*YOUR TASK*:
Return exactly the lines that run from the beginning through the line containing "const radii = [6.6, 5.5, 6.7];", both included, and no others.

== GIVEN RECORDS

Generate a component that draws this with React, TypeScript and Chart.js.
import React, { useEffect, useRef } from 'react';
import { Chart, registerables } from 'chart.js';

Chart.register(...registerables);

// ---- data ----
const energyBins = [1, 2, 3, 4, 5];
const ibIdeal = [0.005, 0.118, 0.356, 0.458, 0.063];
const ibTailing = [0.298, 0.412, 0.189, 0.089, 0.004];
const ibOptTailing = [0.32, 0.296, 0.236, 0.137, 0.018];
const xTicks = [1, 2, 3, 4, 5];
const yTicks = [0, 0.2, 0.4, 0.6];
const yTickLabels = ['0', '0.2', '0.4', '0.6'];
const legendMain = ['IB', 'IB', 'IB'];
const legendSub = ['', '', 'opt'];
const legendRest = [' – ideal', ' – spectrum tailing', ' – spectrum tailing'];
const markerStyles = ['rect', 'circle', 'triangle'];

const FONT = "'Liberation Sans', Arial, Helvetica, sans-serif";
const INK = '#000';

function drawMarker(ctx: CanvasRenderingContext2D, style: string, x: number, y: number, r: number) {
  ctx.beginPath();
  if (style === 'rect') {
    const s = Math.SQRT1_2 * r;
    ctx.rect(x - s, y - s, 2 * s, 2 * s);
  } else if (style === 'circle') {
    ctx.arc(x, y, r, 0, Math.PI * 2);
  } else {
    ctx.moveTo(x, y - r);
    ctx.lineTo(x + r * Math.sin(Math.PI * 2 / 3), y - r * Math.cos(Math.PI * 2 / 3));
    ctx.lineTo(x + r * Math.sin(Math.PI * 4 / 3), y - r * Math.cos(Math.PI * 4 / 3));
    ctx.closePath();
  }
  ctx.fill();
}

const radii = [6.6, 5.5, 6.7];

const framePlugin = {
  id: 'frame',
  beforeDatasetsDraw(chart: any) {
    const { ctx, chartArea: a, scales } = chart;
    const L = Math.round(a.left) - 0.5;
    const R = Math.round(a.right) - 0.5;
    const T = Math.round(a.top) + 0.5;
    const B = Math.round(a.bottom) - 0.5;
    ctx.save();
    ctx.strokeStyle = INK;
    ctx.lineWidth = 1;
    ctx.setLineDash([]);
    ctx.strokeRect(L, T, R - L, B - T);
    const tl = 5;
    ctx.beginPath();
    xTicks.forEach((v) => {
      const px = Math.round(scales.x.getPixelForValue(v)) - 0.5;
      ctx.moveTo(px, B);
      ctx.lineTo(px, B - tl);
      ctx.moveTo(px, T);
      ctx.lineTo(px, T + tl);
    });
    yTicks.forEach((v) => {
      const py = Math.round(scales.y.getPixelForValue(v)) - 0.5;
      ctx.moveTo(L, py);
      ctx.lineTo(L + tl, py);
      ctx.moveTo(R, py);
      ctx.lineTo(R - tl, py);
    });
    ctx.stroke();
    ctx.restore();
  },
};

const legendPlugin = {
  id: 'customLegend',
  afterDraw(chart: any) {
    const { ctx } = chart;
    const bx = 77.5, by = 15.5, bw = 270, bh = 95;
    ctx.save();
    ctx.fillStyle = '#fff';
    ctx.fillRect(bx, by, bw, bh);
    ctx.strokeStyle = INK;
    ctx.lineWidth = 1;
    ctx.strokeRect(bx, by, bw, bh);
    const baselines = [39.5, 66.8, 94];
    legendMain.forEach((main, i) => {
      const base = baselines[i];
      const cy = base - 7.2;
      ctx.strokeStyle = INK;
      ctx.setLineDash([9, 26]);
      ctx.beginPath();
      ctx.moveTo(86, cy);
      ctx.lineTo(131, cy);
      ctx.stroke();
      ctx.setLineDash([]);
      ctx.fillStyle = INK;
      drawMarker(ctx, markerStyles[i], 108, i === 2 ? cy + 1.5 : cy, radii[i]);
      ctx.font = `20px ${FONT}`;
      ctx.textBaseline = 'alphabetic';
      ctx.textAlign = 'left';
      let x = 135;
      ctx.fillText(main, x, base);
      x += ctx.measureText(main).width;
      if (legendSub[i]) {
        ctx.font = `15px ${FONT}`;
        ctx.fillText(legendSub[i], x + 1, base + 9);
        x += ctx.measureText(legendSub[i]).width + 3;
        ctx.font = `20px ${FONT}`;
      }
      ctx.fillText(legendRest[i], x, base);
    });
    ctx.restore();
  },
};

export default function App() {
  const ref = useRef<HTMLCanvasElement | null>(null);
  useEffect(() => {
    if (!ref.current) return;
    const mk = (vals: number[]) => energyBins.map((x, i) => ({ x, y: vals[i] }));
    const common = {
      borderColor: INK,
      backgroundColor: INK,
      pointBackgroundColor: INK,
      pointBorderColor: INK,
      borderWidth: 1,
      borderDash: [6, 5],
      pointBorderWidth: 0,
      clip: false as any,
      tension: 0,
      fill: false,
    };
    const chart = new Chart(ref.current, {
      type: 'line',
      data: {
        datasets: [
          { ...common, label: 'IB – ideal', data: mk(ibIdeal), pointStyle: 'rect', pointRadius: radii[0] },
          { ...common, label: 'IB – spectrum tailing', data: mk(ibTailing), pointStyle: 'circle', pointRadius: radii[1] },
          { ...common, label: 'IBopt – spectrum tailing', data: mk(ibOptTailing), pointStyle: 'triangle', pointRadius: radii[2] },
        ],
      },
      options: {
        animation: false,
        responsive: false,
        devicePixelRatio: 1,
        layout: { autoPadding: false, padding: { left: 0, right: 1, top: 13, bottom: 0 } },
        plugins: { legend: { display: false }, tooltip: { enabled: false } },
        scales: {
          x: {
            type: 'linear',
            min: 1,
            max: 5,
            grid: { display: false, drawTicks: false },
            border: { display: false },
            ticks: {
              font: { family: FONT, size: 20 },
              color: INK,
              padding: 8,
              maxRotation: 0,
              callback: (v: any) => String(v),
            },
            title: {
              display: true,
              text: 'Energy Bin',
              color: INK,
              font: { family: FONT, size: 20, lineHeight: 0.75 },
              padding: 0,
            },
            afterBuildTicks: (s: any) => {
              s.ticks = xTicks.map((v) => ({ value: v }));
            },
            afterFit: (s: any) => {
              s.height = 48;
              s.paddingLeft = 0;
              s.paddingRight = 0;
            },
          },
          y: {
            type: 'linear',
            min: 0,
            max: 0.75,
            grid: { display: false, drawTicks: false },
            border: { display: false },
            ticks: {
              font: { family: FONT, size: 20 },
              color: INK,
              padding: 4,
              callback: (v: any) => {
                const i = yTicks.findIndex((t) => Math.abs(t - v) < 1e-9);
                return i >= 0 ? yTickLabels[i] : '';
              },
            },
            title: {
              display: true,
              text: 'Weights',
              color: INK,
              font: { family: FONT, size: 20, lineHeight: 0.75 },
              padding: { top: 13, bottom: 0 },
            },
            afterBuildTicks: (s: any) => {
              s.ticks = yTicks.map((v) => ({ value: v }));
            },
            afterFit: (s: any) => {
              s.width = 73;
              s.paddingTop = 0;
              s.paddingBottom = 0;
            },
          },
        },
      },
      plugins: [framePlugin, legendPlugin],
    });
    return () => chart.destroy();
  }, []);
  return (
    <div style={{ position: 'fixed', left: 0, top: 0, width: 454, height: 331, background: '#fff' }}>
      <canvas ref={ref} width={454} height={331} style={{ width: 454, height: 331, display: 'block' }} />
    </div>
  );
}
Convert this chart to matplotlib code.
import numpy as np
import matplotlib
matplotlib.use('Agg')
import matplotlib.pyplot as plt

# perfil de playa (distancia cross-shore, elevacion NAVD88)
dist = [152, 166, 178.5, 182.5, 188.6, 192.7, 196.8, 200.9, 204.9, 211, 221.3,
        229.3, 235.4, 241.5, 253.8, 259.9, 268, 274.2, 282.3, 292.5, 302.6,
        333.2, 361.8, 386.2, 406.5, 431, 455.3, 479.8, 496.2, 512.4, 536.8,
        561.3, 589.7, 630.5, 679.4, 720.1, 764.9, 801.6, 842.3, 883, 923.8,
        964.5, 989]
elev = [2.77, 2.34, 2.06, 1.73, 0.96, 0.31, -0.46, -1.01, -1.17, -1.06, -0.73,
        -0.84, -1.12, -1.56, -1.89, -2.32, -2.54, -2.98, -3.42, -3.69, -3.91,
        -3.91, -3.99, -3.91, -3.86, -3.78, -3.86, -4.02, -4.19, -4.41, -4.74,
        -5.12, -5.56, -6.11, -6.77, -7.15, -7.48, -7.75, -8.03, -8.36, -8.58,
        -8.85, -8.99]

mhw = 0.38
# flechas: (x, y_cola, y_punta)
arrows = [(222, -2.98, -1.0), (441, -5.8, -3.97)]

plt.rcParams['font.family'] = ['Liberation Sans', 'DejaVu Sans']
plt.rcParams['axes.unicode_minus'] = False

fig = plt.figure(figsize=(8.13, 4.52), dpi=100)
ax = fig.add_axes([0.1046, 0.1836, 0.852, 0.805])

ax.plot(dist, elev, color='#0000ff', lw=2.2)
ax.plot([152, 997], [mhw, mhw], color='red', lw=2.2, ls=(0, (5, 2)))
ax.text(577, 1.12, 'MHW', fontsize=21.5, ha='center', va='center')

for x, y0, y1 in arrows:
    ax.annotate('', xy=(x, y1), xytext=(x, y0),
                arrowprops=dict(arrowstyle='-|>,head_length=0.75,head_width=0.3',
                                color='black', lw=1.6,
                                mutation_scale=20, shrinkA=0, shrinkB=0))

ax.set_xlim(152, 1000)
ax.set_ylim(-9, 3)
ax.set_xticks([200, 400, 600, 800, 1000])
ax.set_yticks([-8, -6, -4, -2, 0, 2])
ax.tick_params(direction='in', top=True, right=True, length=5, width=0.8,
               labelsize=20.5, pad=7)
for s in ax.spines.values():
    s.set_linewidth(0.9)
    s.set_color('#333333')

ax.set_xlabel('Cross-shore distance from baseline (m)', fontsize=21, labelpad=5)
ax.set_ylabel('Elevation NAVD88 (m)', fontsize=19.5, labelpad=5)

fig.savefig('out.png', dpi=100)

====

*FINAL ANSWER*:
Generate a component that draws this with React, TypeScript and Chart.js.
import React, { useEffect, useRef } from 'react';
import { Chart, registerables } from 'chart.js';

Chart.register(...registerables);

// ---- data ----
const energyBins = [1, 2, 3, 4, 5];
const ibIdeal = [0.005, 0.118, 0.356, 0.458, 0.063];
const ibTailing = [0.298, 0.412, 0.189, 0.089, 0.004];
const ibOptTailing = [0.32, 0.296, 0.236, 0.137, 0.018];
const xTicks = [1, 2, 3, 4, 5];
const yTicks = [0, 0.2, 0.4, 0.6];
const yTickLabels = ['0', '0.2', '0.4', '0.6'];
const legendMain = ['IB', 'IB', 'IB'];
const legendSub = ['', '', 'opt'];
const legendRest = [' – ideal', ' – spectrum tailing', ' – spectrum tailing'];
const markerStyles = ['rect', 'circle', 'triangle'];

const FONT = "'Liberation Sans', Arial, Helvetica, sans-serif";
const INK = '#000';

function drawMarker(ctx: CanvasRenderingContext2D, style: string, x: number, y: number, r: number) {
  ctx.beginPath();
  if (style === 'rect') {
    const s = Math.SQRT1_2 * r;
    ctx.rect(x - s, y - s, 2 * s, 2 * s);
  } else if (style === 'circle') {
    ctx.arc(x, y, r, 0, Math.PI * 2);
  } else {
    ctx.moveTo(x, y - r);
    ctx.lineTo(x + r * Math.sin(Math.PI * 2 / 3), y - r * Math.cos(Math.PI * 2 / 3));
    ctx.lineTo(x + r * Math.sin(Math.PI * 4 / 3), y - r * Math.cos(Math.PI * 4 / 3));
    ctx.closePath();
  }
  ctx.fill();
}

const radii = [6.6, 5.5, 6.7];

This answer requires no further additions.